Depuis près de 30 ans, Micheline Lanctôt fait partie de notre paysage culturel. Sauf au théâtre, où on la voit trop rarement. Pourtant, ce n’est pas le désir qui manque. C’est tout simplement que les directeurs de compagnies ne pensent pas souvent à la réalisatrice de Sonatine.

Après Pierre Bernard au Quat’Sous, Serge Turgeon a eu l’excellente idée de proposer à Lanctôt la mise en scène de Bousille et les justes, de Gratien Gélinas, au Théâtre du Rideau Vert, du 9 novembre au 4 décembre. A priori, cela peut sembler un drôle de choix. Lanctôt semble plus près de David Mamet que de Gélinas. Elle est reconnue comme une femme d’action qui regarde vers l’avenir. Ses idées progressistes et son franc-parler peuvent-ils convenir à une oeuvre du répertoire marqué au fer rouge du Québec catholique, d’avant la Révolution tranquille?

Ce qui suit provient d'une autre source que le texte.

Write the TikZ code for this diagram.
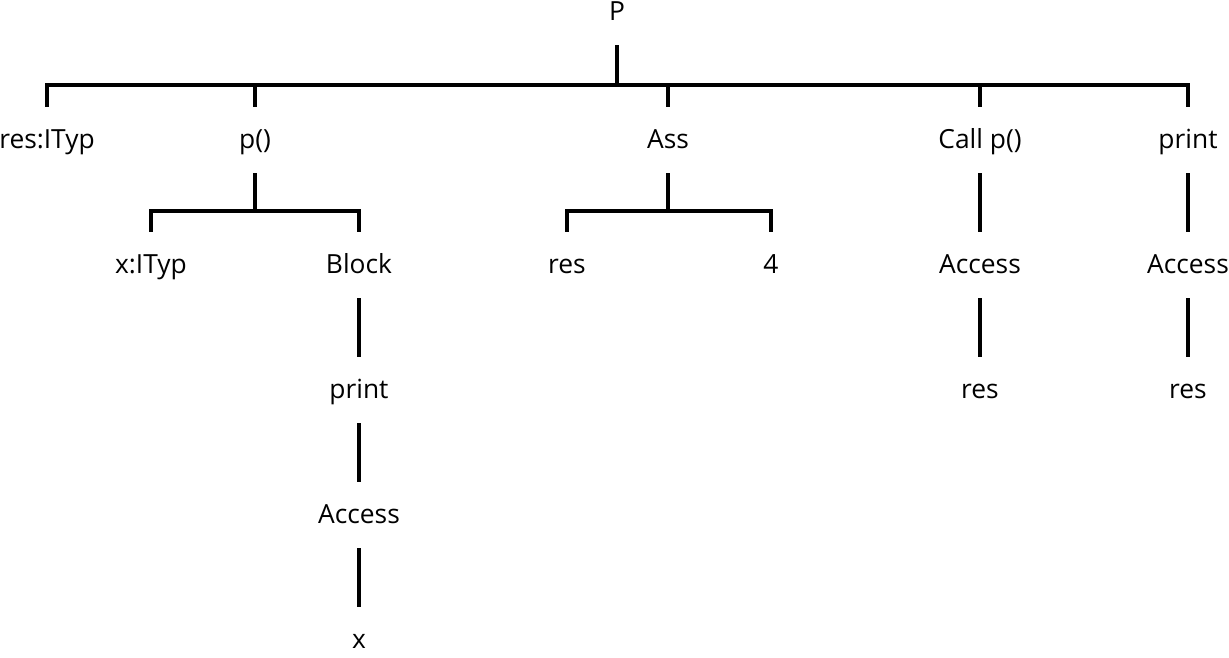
\documentclass[tikz,border=0pt]{standalone}
\usepackage{fontspec}
\setmainfont{Open Sans}
\usepackage{tikz}
\usetikzlibrary{positioning}

\tikzset{
  lbl/.style={inner sep=0pt, minimum height=1.32cm, text height=2.1ex, text depth=.35ex,
    font=\fontsize{15}{18}\selectfont},
  edge/.style={line width=2.3pt}
}

\begin{document}
\begin{tikzpicture}[x=0.02cm, y=-0.02cm]
    \useasboundingbox (0,0) rectangle (1229,657);
    % root and first level
    \node[lbl] (P) at (617,12) {P};
    \node[lbl] (resT) at (47,140) {res:ITyp};
    \node[lbl] (pF) at (255,140) {p()};
    \node[lbl] (ass) at (668,140) {Ass};
    \node[lbl] (callP) at (980,140) {Call p()};
    \node[lbl] (prtA) at (1188,140) {print};
    % second level
    \node[lbl] (xT) at (151,265) {x:ITyp};
    \node[lbl] (blk) at (359,265) {Block};
    \node[lbl] (resA) at (567,265) {res};
    \node[lbl] (four) at (771,265) {4};
    \node[lbl] (accC) at (980,265) {Access};
    \node[lbl] (accP) at (1188,265) {Access};
    % deeper levels
    \node[lbl] (prtB) at (359,390) {print};
    \node[lbl] (accB) at (359,515) {Access};
    \node[lbl] (xB) at (359,640) {x};
    \node[lbl] (resC) at (980,390) {res};
    \node[lbl] (resP) at (1188,390) {res};

    \foreach \c in {resT,pF,ass,callP,prtA}
      \draw[edge] (P.south) -- ++(0,40) -| (\c.north);
    \foreach \c in {xT,blk}
      \draw[edge] (pF.south) -- ++(0,38) -| (\c.north);
    \foreach \c in {resA,four}
      \draw[edge] (ass.south) -- ++(0,38) -| (\c.north);
    \draw[edge] (callP) -- (accC);
    \draw[edge] (accC) -- (resC);
    \draw[edge] (prtA) -- (accP);
    \draw[edge] (accP) -- (resP);
    \draw[edge] (blk) -- (prtB);
    \draw[edge] (prtB) -- (accB);
    \draw[edge] (accB) -- (xB);
\end{tikzpicture}
\end{document}
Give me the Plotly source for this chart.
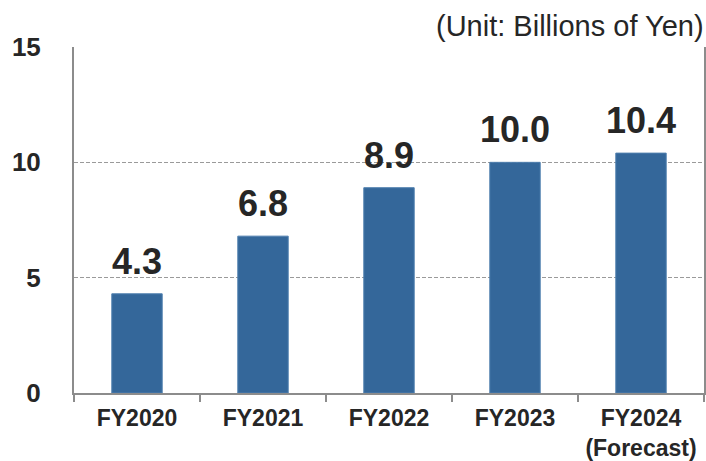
import plotly.graph_objects as go

# Net sales by fiscal year (billions of yen)
categories = ["FY2020", "FY2021", "FY2022", "FY2023", "FY2024<br>(Forecast)"]
values = [4.3, 6.8, 8.9, 10.0, 10.4]
y_ticks = [0, 5, 10, 15]

BAR = "#34679A"
TEXT = "#262626"
AXIS = "#8c8c8c"
FONT = "Liberation Sans, Arial, sans-serif"

fig = go.Figure(
    go.Bar(
        x=categories,
        y=values,
        marker=dict(color=BAR, line=dict(color="#4f7fae", width=1)),
        width=0.4,
        hoverinfo="skip",
    )
)

# value labels above each bar
for c, v in zip(categories, values):
    fig.add_annotation(
        x=c, y=v, text=f"{v:.1f}", showarrow=False,
        yanchor="bottom", yshift=10,
        font=dict(family=FONT, size=36, color=TEXT, weight="bold"),
    )

fig.add_annotation(
    x=1.003, y=1.0, xref="paper", yref="paper",
    xanchor="right", yanchor="bottom", yshift=3,
    text="(Unit: Billions of Yen)", showarrow=False,
    font=dict(family=FONT, size=29, color=TEXT),
)

fig.update_layout(
    width=706, height=461,
    margin=dict(l=74, r=2, t=47, b=68, autoexpand=False),
    plot_bgcolor="white", paper_bgcolor="white",
    showlegend=False,
    font=dict(family=FONT, color=TEXT),
)

fig.update_xaxes(
    type="category", automargin=False, tickangle=0,
    showline=True, linecolor=AXIS, linewidth=2,
    ticks="outside", tickson="boundaries", ticklen=7, tickcolor=AXIS, tickwidth=2,
    ticklabelstandoff=3,
    tickfont=dict(family=FONT, size=23, color=TEXT, weight="bold"),
    showgrid=False,
)

fig.update_yaxes(
    range=[0, 15], tickvals=y_ticks, automargin=False,
    showline=True, linecolor=AXIS, linewidth=2, mirror=True,
    showgrid=True, gridcolor="#9a9a9a", gridwidth=1, griddash="4px,2px",
    zeroline=False,
    ticks="", ticklabelstandoff=26,
    tickfont=dict(family=FONT, size=26, color=TEXT, weight="bold"),
)

fig.write_html("out.html")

«Plus que la Grande Noirceur et le duplessisme, au-delà de l’étroitesse d’esprit d’une société dominée par un clergé à la vue courte, c’est à l’hypocrisie, à la bigoterie, à l’arrivisme, à l’ignorance, à la lâcheté, à l’abus de pouvoir, que Bousille se trouve confronté», explique la metteure en scène. En effet, la pièce créée en 1958, un an avant la mort de Duplessis, dépeint un monde d’hypocrisie. Le pauvre Bousille, candide malgré lui, l’apprendra à ses dépens. Et il deviendra le symbole d’un Québec assoiffé de lumière et de vérité.
Or Lanctôt refuse de voir Bousille comme une victime: «J’ai toujours admiré les gens qui ne savent pas se défendre. Non seulement eux, mais aussi ceux qui ne veulent pas et ne souhaitent pas se défendre. C’était le thème de mon premier film, L’Homme à tout faire, en 1980, qui racontait les déboires sentimentaux d’un homme bonasse et naïf.
«Je nage peut-être à contre-courant, poursuit Lanctôt. De nos jours, la mode est plutôt aux justiciers et aux héros de films comme Fight Club. Le credo actuel pourrait être: >Casse-lui la gueule, et tout va aller mieux!> Aujourd’hui, le moindre petit bobo fait peur. Il ne faut plus offenser personne. On veut évacuer la souffrance de la vie, c’est totalement absurde! Au contraire, Bousille ne se défend pas. Et il faut de la force pour accepter la douleur.»
Selon Lanctôt, Bousille n’est pas une victime mais un révélateur. «Je ne veux pas que Benoît (Brière) joue un pauvre gars dont tout le monde abuse. Je ne veux pas que le public le plaigne, mais plutôt qu’il soit choqué par ce qui lui arrive. La caractéristique du personnage, c’est son inoncence, sa naïveté. C’est une tête de Turc: Bousille est plus proche du martyr que de la victime. La métaphore de son drame, c’est l’agneau pascal.»

Pour un théâtre populaire
Toute sa vie, Gratien Gélinas, qui est décédé en mars dernier, a défendu un théâtre populaire. Dans le livre d’entretiens entre le dramaturge et Victor-Lévy Beaulieu, publié en 1993, Gélinas évoque ses propos tenus lors de la création de Bousille et les justes, proches de ceux de Jacques Copeau: «Travaille pour les tiens, tu n’auras pas perdu ta vie. Écris pour l’homme de ton pays, de ta ville, de ta rue. Si tu écris pour lui, il viendra, cet homme oublié de ta rue, s’asseoir devant ton oeuvre, et les mains posées sur les genoux, il rira et pleurera. Et il n’aura point envie de s’en aller, car, comme jamais jusque-là, il se verra tel qu’il est lui-même.»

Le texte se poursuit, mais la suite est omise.